Children born to obese mothers are likely to be at an increased risk of obesity as a result of their umbilical cells showing impaired expression of genes regulating cell energy and metabolism, a study has found.
The study published in the International Journal of Obesity suggested that the increased risks of obesity may be driven by boosted levels of certain lipids (fats and other substances that are not soluble in water) in the maternal blood that flows through the umbilical cord.
For the study, the researchers gathered umbilical cords after birth from women without diabetes and recruited 24 overweight or obese women (with a body mass index over 25 before pregnancy), and 13 women who were not overweight for the study.
The scientists collected umbilical cells from the vein that carries oxygen and other nutrients from the placenta to the embryo.
The team discovered that in these cells, increased obesity in the mothers correlated with lower expression of genes regulating mitochondria (which act as the cell's powerhouses) and of other genes regulating the production and metabolism of lipids.
"This suggests that already at birth there are detectable metabolic perturbations resulting from maternal obesity.
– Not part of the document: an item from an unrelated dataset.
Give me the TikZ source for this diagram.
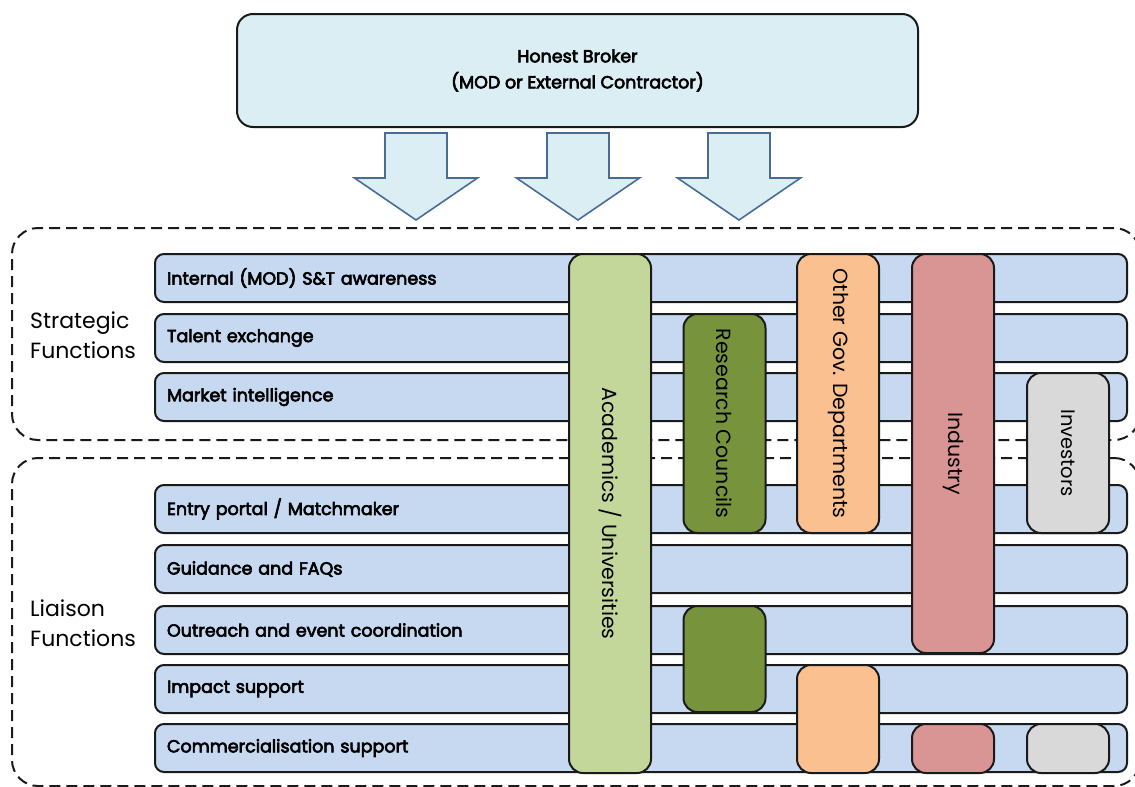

Changes in these cells were similar to some known to occur in obesity, insulin resistance and type 2 diabetes," said Elvira Isganaitis, Researcher at the Harvard Medical School.
When the researchers followed up by analysing fetal blood from the umbilical cord vein, it was found that the infants of obese mothers had significantly higher levels of many lipids that are known to be metabolically deleterious, like saturated fatty acids.
Fat tissues in the obese mothers may shed fatty acids that make their way into the fetal blood and create a kind of fuel overload for the embryo.